TASK GOAL:
Write each line of the material exactly as given, from the top through the line that contains "const rowTitles = ['Raw", and omit all pictures.

PROVIDED DATA:
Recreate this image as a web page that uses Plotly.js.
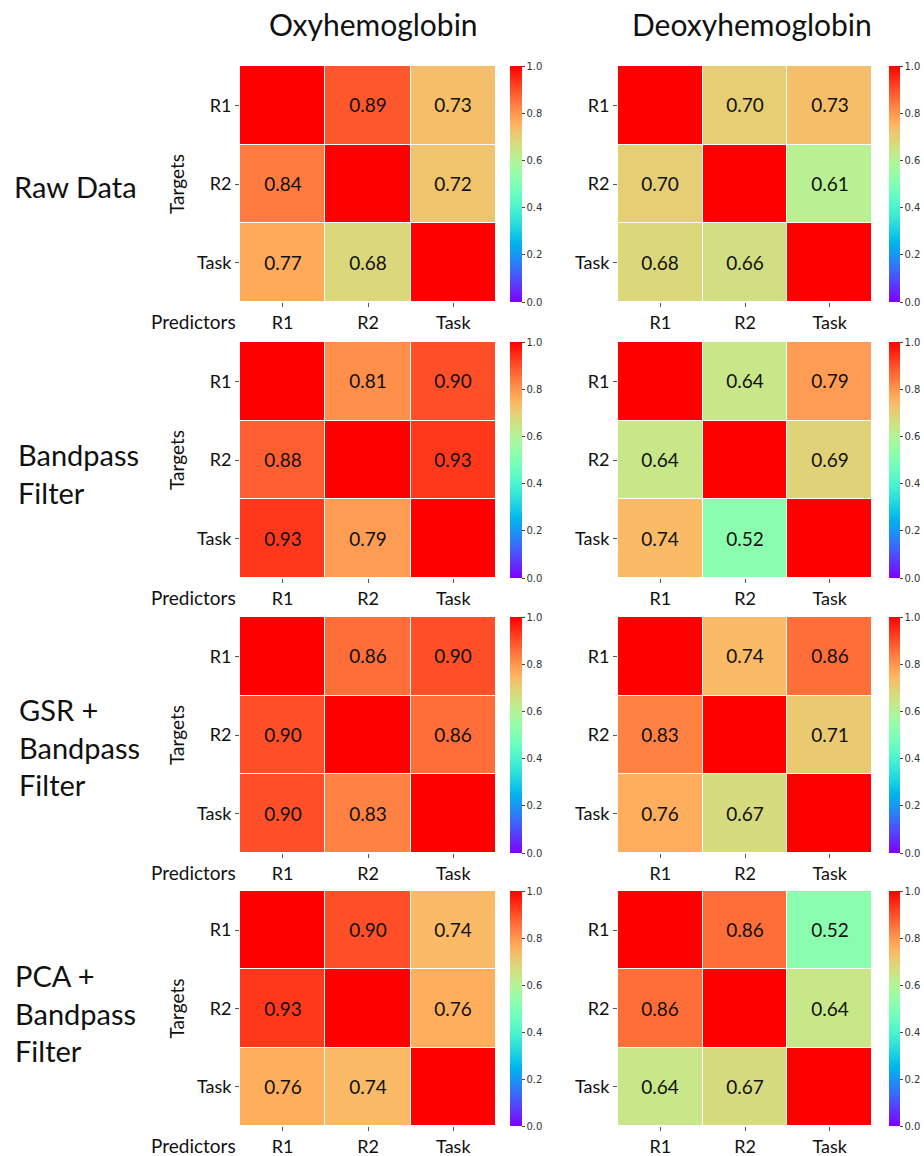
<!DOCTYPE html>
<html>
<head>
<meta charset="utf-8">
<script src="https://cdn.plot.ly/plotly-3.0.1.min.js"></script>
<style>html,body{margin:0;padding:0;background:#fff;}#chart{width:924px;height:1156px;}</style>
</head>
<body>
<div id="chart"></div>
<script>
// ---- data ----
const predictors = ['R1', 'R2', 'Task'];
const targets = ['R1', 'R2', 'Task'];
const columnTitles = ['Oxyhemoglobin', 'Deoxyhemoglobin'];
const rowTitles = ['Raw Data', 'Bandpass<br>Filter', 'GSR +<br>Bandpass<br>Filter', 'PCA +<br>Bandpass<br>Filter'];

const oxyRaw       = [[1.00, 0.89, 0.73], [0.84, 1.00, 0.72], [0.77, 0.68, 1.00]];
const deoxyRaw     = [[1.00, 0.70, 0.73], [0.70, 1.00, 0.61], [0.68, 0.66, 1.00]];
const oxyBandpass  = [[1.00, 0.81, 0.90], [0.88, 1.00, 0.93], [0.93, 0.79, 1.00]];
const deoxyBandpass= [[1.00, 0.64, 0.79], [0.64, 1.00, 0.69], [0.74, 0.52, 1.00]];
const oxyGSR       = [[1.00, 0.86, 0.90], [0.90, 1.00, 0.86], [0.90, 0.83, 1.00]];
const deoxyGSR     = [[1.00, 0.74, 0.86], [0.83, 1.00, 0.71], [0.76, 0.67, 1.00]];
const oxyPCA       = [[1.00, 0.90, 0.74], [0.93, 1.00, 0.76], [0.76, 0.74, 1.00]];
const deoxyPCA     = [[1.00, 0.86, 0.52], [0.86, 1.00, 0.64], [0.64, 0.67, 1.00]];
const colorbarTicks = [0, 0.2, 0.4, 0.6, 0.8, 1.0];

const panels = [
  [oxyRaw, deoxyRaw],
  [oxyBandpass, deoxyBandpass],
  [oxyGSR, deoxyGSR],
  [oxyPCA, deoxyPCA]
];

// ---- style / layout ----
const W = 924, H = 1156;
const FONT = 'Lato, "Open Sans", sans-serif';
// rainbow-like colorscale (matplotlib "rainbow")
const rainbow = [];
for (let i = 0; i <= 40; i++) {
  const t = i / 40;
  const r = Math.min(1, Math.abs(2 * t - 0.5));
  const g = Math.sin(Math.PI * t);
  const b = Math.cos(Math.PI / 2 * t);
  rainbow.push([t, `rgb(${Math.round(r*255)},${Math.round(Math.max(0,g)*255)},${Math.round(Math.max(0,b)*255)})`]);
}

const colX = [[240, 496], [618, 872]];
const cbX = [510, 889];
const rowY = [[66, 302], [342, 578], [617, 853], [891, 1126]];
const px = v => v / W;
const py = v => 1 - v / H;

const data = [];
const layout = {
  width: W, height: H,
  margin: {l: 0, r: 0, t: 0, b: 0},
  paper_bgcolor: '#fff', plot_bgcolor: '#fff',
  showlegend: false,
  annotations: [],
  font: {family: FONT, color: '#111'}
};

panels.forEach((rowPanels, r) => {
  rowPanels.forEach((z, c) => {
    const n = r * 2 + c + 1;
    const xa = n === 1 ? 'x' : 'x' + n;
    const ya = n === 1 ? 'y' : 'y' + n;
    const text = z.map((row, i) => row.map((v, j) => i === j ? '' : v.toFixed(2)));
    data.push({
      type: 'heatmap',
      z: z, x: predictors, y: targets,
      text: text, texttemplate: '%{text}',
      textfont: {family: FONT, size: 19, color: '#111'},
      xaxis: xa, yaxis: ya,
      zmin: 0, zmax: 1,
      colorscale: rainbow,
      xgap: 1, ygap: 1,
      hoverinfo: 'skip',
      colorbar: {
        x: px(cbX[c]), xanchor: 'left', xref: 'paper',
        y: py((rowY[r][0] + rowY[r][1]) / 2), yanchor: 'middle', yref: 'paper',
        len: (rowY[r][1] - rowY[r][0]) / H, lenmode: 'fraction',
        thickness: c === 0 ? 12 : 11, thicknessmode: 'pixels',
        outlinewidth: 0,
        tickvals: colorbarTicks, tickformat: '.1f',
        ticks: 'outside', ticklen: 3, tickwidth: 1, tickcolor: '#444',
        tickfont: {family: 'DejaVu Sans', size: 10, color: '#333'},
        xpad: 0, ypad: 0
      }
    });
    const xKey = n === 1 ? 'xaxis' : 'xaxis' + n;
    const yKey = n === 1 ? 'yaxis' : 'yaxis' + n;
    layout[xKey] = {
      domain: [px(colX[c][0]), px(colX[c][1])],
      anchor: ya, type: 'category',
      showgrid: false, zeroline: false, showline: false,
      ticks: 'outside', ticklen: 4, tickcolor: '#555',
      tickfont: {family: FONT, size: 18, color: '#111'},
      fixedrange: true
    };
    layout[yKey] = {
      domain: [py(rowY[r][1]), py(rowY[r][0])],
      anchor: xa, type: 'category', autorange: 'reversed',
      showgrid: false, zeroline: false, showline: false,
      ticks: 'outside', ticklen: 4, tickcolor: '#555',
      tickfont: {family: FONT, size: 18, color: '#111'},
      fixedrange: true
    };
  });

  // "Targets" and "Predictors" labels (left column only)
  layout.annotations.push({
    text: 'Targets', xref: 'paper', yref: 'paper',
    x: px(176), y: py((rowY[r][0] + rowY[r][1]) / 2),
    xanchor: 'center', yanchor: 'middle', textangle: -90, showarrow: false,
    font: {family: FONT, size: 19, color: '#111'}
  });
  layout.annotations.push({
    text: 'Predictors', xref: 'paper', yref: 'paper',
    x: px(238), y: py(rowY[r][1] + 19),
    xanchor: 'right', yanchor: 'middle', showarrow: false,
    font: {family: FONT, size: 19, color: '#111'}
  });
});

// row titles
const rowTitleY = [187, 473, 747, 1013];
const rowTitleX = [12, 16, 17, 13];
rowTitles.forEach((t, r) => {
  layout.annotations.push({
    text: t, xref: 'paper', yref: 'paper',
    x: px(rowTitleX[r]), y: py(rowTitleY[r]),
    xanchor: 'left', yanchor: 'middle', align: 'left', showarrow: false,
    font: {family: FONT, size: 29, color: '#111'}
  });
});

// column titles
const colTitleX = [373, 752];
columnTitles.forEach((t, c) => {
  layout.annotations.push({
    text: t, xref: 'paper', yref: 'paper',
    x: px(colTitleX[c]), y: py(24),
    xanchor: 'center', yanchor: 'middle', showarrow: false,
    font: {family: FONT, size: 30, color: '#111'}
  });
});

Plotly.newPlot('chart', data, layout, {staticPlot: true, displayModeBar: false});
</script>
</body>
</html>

FINAL RESULT:
Recreate this image as a web page that uses Plotly.js.
<!DOCTYPE html>
<html>
<head>
<meta charset="utf-8">
<script src="https://cdn.plot.ly/plotly-3.0.1.min.js"></script>
<style>html,body{margin:0;padding:0;background:#fff;}#chart{width:924px;height:1156px;}</style>
</head>
<body>
<div id="chart"></div>
<script>
// ---- data ----
const predictors = ['R1', 'R2', 'Task'];
const targets = ['R1', 'R2', 'Task'];
const columnTitles = ['Oxyhemoglobin', 'Deoxyhemoglobin'];
const rowTitles = ['Raw Data', 'Bandpass<br>Filter', 'GSR +<br>Bandpass<br>Filter', 'PCA +<br>Bandpass<br>Filter'];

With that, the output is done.